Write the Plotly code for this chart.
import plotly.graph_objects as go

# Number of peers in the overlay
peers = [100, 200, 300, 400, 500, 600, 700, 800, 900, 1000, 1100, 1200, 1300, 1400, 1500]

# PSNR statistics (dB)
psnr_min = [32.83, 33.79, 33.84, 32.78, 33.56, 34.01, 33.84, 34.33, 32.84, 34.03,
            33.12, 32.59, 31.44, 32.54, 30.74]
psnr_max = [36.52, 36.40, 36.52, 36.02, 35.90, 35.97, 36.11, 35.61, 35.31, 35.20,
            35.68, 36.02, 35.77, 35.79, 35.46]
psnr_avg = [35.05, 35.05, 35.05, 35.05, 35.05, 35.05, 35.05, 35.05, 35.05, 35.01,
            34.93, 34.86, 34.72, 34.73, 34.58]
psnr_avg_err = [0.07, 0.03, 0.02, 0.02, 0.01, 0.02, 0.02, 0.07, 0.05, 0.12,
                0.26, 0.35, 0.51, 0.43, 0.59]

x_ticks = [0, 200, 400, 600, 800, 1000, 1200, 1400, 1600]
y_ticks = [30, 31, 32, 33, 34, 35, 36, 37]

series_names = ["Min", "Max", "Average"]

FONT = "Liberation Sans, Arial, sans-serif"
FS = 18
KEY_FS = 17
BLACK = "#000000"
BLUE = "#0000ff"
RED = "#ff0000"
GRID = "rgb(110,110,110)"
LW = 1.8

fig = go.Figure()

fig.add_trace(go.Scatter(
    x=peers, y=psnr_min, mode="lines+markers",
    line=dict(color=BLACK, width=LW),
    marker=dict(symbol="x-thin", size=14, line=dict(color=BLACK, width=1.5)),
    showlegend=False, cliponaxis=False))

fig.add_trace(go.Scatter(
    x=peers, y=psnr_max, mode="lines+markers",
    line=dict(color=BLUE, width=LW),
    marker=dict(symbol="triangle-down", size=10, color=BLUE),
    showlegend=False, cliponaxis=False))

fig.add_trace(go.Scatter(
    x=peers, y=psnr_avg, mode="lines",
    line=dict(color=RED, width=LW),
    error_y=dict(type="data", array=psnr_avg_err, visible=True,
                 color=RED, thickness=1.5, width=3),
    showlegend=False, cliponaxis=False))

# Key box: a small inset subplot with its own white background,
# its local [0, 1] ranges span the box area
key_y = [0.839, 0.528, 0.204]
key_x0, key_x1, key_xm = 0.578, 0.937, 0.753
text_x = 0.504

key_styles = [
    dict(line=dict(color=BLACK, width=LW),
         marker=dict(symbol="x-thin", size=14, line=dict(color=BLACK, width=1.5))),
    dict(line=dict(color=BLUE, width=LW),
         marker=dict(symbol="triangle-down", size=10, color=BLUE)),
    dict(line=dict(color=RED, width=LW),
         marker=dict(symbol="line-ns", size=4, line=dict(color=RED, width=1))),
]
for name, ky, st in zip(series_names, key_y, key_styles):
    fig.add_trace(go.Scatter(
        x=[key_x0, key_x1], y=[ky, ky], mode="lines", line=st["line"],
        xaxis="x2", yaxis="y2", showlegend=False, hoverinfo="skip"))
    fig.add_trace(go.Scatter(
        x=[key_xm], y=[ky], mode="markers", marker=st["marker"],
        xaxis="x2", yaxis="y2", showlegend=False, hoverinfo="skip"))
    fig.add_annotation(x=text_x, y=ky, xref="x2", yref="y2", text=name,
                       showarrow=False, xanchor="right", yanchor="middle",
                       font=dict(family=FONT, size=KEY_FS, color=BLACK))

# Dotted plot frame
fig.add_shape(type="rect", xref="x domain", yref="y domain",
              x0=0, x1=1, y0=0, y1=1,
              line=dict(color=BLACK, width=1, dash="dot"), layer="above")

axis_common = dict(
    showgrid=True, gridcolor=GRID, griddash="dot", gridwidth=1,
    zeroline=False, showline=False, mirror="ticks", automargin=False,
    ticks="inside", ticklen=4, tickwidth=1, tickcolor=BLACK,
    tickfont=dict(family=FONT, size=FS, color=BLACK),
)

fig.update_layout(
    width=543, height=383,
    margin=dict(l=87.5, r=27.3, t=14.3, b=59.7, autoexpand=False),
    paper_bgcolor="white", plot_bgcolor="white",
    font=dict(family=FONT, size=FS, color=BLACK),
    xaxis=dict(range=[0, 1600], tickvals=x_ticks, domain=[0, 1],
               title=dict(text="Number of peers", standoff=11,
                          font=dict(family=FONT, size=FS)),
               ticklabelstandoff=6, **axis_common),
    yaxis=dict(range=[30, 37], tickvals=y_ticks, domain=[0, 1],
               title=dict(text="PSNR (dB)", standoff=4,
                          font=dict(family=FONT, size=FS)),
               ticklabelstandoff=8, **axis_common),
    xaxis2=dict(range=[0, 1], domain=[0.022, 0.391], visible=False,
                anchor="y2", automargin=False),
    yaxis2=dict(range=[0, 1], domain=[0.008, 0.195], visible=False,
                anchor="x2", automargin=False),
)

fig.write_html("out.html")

******

> **Task description**:
Reproduce exactly, please, only the lines from the start of the data above to the line that contains "1300, 1400, 1500]", with both ends kept.

> **The solution**:
Write the Plotly code for this chart.
import plotly.graph_objects as go

# Number of peers in the overlay
peers = [100, 200, 300, 400, 500, 600, 700, 800, 900, 1000, 1100, 1200, 1300, 1400, 1500]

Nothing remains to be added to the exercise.